== Exercise goal ==
Give the listing again exactly, omitting its images.

== Given material ==
•••

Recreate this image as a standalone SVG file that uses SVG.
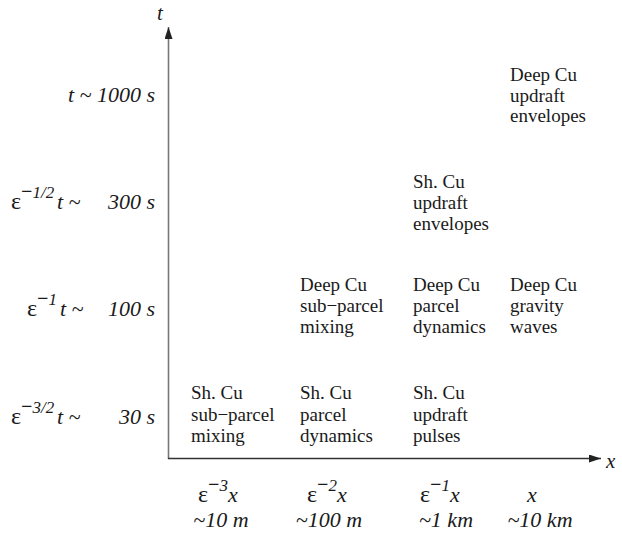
<svg xmlns="http://www.w3.org/2000/svg" width="622" height="534" viewBox="0 0 622 534">
<defs>
<marker id="arrow" viewBox="0 0 12 8" refX="12" refY="4" markerWidth="12" markerHeight="8" markerUnits="userSpaceOnUse" orient="auto">
<path d="M0 0 L12 4 L0 8 Z" fill="#222"/>
</marker>
</defs>
<g id="connectors" fill="none" stroke-width="1.6">
<line id="t-axis" x1="168.5" y1="459" x2="168.5" y2="27" stroke="#777" marker-end="url(#arrow)"/>
<line id="x-axis" x1="168" y1="458.5" x2="601" y2="458.5" stroke="#333" marker-end="url(#arrow)"/>
</g>

<g id="axis-t"><text style="font-family:'Liberation Serif',serif" font-style="italic" font-size="21" fill="#1a1a1a" x="157" y="20">t</text></g>
<g id="axis-x"><text style="font-family:'Liberation Serif',serif" font-style="italic" font-size="21" fill="#1a1a1a" x="606" y="468">x</text></g>

<g id="tlabel-1000"><text style="font-family:'Liberation Serif',serif" font-style="italic" font-size="22" fill="#1a1a1a" x="155" y="102" text-anchor="end">t ~ 1000 s</text></g>
<g id="tlabel-300">
<text style="font-family:'Liberation Serif',serif" font-size="24" fill="#1a1a1a" x="11" y="209">ε<tspan font-size="20" font-weight="bold" dy="-11">−</tspan><tspan font-size="17" font-style="italic">1/2</tspan><tspan font-size="22" font-style="italic" x="57" dy="11">t ~</tspan></text>
<text style="font-family:'Liberation Serif',serif" font-style="italic" font-size="22" fill="#1a1a1a" x="155" y="209" text-anchor="end">300 s</text>
</g>
<g id="tlabel-100">
<text style="font-family:'Liberation Serif',serif" font-size="24" fill="#1a1a1a" x="27" y="316">ε<tspan font-size="20" font-weight="bold" dy="-11">−</tspan><tspan font-size="17" font-style="italic">1</tspan><tspan font-size="22" font-style="italic" x="60" dy="11">t ~</tspan></text>
<text style="font-family:'Liberation Serif',serif" font-style="italic" font-size="22" fill="#1a1a1a" x="155" y="316" text-anchor="end">100 s</text>
</g>
<g id="tlabel-30">
<text style="font-family:'Liberation Serif',serif" font-size="24" fill="#1a1a1a" x="11" y="424">ε<tspan font-size="20" font-weight="bold" dy="-11">−</tspan><tspan font-size="17" font-style="italic">3/2</tspan><tspan font-size="22" font-style="italic" x="57" dy="11">t ~</tspan></text>
<text style="font-family:'Liberation Serif',serif" font-style="italic" font-size="22" fill="#1a1a1a" x="155" y="424" text-anchor="end">30 s</text>
</g>

<g id="xlabel-1">
<text style="font-family:'Liberation Serif',serif" font-size="24" fill="#1a1a1a" x="198" y="502">ε<tspan font-size="20" font-weight="bold" dy="-11">−</tspan><tspan font-size="17" font-style="italic">3</tspan><tspan font-size="22" font-style="italic" dy="11">x</tspan></text>
<text style="font-family:'Liberation Serif',serif" font-style="italic" font-size="22" fill="#1a1a1a" x="221" y="527" text-anchor="middle">~10 m</text>
</g>
<g id="xlabel-2">
<text style="font-family:'Liberation Serif',serif" font-size="24" fill="#1a1a1a" x="307" y="502">ε<tspan font-size="20" font-weight="bold" dy="-11">−</tspan><tspan font-size="17" font-style="italic">2</tspan><tspan font-size="22" font-style="italic" dy="11">x</tspan></text>
<text style="font-family:'Liberation Serif',serif" font-style="italic" font-size="22" fill="#1a1a1a" x="329" y="527" text-anchor="middle">~100 m</text>
</g>
<g id="xlabel-3">
<text style="font-family:'Liberation Serif',serif" font-size="24" fill="#1a1a1a" x="420" y="502">ε<tspan font-size="20" font-weight="bold" dy="-11">−</tspan><tspan font-size="17" font-style="italic">1</tspan><tspan font-size="22" font-style="italic" dy="11">x</tspan></text>
<text style="font-family:'Liberation Serif',serif" font-style="italic" font-size="22" fill="#1a1a1a" x="446" y="527" text-anchor="middle">~1 km</text>
</g>
<g id="xlabel-4">
<text style="font-family:'Liberation Serif',serif" font-style="italic" font-size="22" fill="#1a1a1a" x="532" y="502" text-anchor="middle">x</text>
<text style="font-family:'Liberation Serif',serif" font-style="italic" font-size="22" fill="#1a1a1a" x="540" y="527" text-anchor="middle">~10 km</text>
</g>

<g id="deep-updraft-envelopes"><text style="font-family:'Liberation Serif',serif" font-size="19" fill="#1a1a1a" x="510" y="81">Deep Cu<tspan x="510" dy="20.5">updraft</tspan><tspan x="510" dy="20.5">envelopes</tspan></text></g>
<g id="sh-updraft-envelopes"><text style="font-family:'Liberation Serif',serif" font-size="19" fill="#1a1a1a" x="413" y="188">Sh. Cu<tspan x="413" dy="21">updraft</tspan><tspan x="413" dy="21">envelopes</tspan></text></g>
<g id="deep-subparcel-mixing"><text style="font-family:'Liberation Serif',serif" font-size="19" fill="#1a1a1a" x="300" y="291">Deep Cu<tspan x="300" dy="21">sub−parcel</tspan><tspan x="300" dy="21">mixing</tspan></text></g>
<g id="deep-parcel-dynamics"><text style="font-family:'Liberation Serif',serif" font-size="19" fill="#1a1a1a" x="413" y="291">Deep Cu<tspan x="413" dy="21">parcel</tspan><tspan x="413" dy="21">dynamics</tspan></text></g>
<g id="deep-gravity-waves"><text style="font-family:'Liberation Serif',serif" font-size="19" fill="#1a1a1a" x="510" y="291">Deep Cu<tspan x="510" dy="21">gravity</tspan><tspan x="510" dy="21">waves</tspan></text></g>
<g id="sh-subparcel-mixing"><text style="font-family:'Liberation Serif',serif" font-size="19" fill="#1a1a1a" x="191" y="399">Sh. Cu<tspan x="191" dy="21.5">sub−parcel</tspan><tspan x="191" dy="21.5">mixing</tspan></text></g>
<g id="sh-parcel-dynamics"><text style="font-family:'Liberation Serif',serif" font-size="19" fill="#1a1a1a" x="300" y="399">Sh. Cu<tspan x="300" dy="21.5">parcel</tspan><tspan x="300" dy="21.5">dynamics</tspan></text></g>
<g id="sh-updraft-pulses"><text style="font-family:'Liberation Serif',serif" font-size="19" fill="#1a1a1a" x="413" y="399">Sh. Cu<tspan x="413" dy="21.5">updraft</tspan><tspan x="413" dy="21.5">pulses</tspan></text></g>
</svg>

•••

== Finished exercise ==
Recreate this image as a standalone SVG file that uses SVG.
<svg xmlns="http://www.w3.org/2000/svg" width="622" height="534" viewBox="0 0 622 534">
<defs>
<marker id="arrow" viewBox="0 0 12 8" refX="12" refY="4" markerWidth="12" markerHeight="8" markerUnits="userSpaceOnUse" orient="auto">
<path d="M0 0 L12 4 L0 8 Z" fill="#222"/>
</marker>
</defs>
<g id="connectors" fill="none" stroke-width="1.6">
<line id="t-axis" x1="168.5" y1="459" x2="168.5" y2="27" stroke="#777" marker-end="url(#arrow)"/>
<line id="x-axis" x1="168" y1="458.5" x2="601" y2="458.5" stroke="#333" marker-end="url(#arrow)"/>
</g>

<g id="axis-t"><text style="font-family:'Liberation Serif',serif" font-style="italic" font-size="21" fill="#1a1a1a" x="157" y="20">t</text></g>
<g id="axis-x"><text style="font-family:'Liberation Serif',serif" font-style="italic" font-size="21" fill="#1a1a1a" x="606" y="468">x</text></g>

<g id="tlabel-1000"><text style="font-family:'Liberation Serif',serif" font-style="italic" font-size="22" fill="#1a1a1a" x="155" y="102" text-anchor="end">t ~ 1000 s</text></g>
<g id="tlabel-300">
<text style="font-family:'Liberation Serif',serif" font-size="24" fill="#1a1a1a" x="11" y="209">ε<tspan font-size="20" font-weight="bold" dy="-11">−</tspan><tspan font-size="17" font-style="italic">1/2</tspan><tspan font-size="22" font-style="italic" x="57" dy="11">t ~</tspan></text>
<text style="font-family:'Liberation Serif',serif" font-style="italic" font-size="22" fill="#1a1a1a" x="155" y="209" text-anchor="end">300 s</text>
</g>
<g id="tlabel-100">
<text style="font-family:'Liberation Serif',serif" font-size="24" fill="#1a1a1a" x="27" y="316">ε<tspan font-size="20" font-weight="bold" dy="-11">−</tspan><tspan font-size="17" font-style="italic">1</tspan><tspan font-size="22" font-style="italic" x="60" dy="11">t ~</tspan></text>
<text style="font-family:'Liberation Serif',serif" font-style="italic" font-size="22" fill="#1a1a1a" x="155" y="316" text-anchor="end">100 s</text>
</g>
<g id="tlabel-30">
<text style="font-family:'Liberation Serif',serif" font-size="24" fill="#1a1a1a" x="11" y="424">ε<tspan font-size="20" font-weight="bold" dy="-11">−</tspan><tspan font-size="17" font-style="italic">3/2</tspan><tspan font-size="22" font-style="italic" x="57" dy="11">t ~</tspan></text>
<text style="font-family:'Liberation Serif',serif" font-style="italic" font-size="22" fill="#1a1a1a" x="155" y="424" text-anchor="end">30 s</text>
</g>

<g id="xlabel-1">
<text style="font-family:'Liberation Serif',serif" font-size="24" fill="#1a1a1a" x="198" y="502">ε<tspan font-size="20" font-weight="bold" dy="-11">−</tspan><tspan font-size="17" font-style="italic">3</tspan><tspan font-size="22" font-style="italic" dy="11">x</tspan></text>
<text style="font-family:'Liberation Serif',serif" font-style="italic" font-size="22" fill="#1a1a1a" x="221" y="527" text-anchor="middle">~10 m</text>
</g>
<g id="xlabel-2">
<text style="font-family:'Liberation Serif',serif" font-size="24" fill="#1a1a1a" x="307" y="502">ε<tspan font-size="20" font-weight="bold" dy="-11">−</tspan><tspan font-size="17" font-style="italic">2</tspan><tspan font-size="22" font-style="italic" dy="11">x</tspan></text>
<text style="font-family:'Liberation Serif',serif" font-style="italic" font-size="22" fill="#1a1a1a" x="329" y="527" text-anchor="middle">~100 m</text>
</g>
<g id="xlabel-3">
<text style="font-family:'Liberation Serif',serif" font-size="24" fill="#1a1a1a" x="420" y="502">ε<tspan font-size="20" font-weight="bold" dy="-11">−</tspan><tspan font-size="17" font-style="italic">1</tspan><tspan font-size="22" font-style="italic" dy="11">x</tspan></text>
<text style="font-family:'Liberation Serif',serif" font-style="italic" font-size="22" fill="#1a1a1a" x="446" y="527" text-anchor="middle">~1 km</text>
</g>
<g id="xlabel-4">
<text style="font-family:'Liberation Serif',serif" font-style="italic" font-size="22" fill="#1a1a1a" x="532" y="502" text-anchor="middle">x</text>
<text style="font-family:'Liberation Serif',serif" font-style="italic" font-size="22" fill="#1a1a1a" x="540" y="527" text-anchor="middle">~10 km</text>
</g>

<g id="deep-updraft-envelopes"><text style="font-family:'Liberation Serif',serif" font-size="19" fill="#1a1a1a" x="510" y="81">Deep Cu<tspan x="510" dy="20.5">updraft</tspan><tspan x="510" dy="20.5">envelopes</tspan></text></g>
<g id="sh-updraft-envelopes"><text style="font-family:'Liberation Serif',serif" font-size="19" fill="#1a1a1a" x="413" y="188">Sh. Cu<tspan x="413" dy="21">updraft</tspan><tspan x="413" dy="21">envelopes</tspan></text></g>
<g id="deep-subparcel-mixing"><text style="font-family:'Liberation Serif',serif" font-size="19" fill="#1a1a1a" x="300" y="291">Deep Cu<tspan x="300" dy="21">sub−parcel</tspan><tspan x="300" dy="21">mixing</tspan></text></g>
<g id="deep-parcel-dynamics"><text style="font-family:'Liberation Serif',serif" font-size="19" fill="#1a1a1a" x="413" y="291">Deep Cu<tspan x="413" dy="21">parcel</tspan><tspan x="413" dy="21">dynamics</tspan></text></g>
<g id="deep-gravity-waves"><text style="font-family:'Liberation Serif',serif" font-size="19" fill="#1a1a1a" x="510" y="291">Deep Cu<tspan x="510" dy="21">gravity</tspan><tspan x="510" dy="21">waves</tspan></text></g>
<g id="sh-subparcel-mixing"><text style="font-family:'Liberation Serif',serif" font-size="19" fill="#1a1a1a" x="191" y="399">Sh. Cu<tspan x="191" dy="21.5">sub−parcel</tspan><tspan x="191" dy="21.5">mixing</tspan></text></g>
<g id="sh-parcel-dynamics"><text style="font-family:'Liberation Serif',serif" font-size="19" fill="#1a1a1a" x="300" y="399">Sh. Cu<tspan x="300" dy="21.5">parcel</tspan><tspan x="300" dy="21.5">dynamics</tspan></text></g>
<g id="sh-updraft-pulses"><text style="font-family:'Liberation Serif',serif" font-size="19" fill="#1a1a1a" x="413" y="399">Sh. Cu<tspan x="413" dy="21.5">updraft</tspan><tspan x="413" dy="21.5">pulses</tspan></text></g>
</svg>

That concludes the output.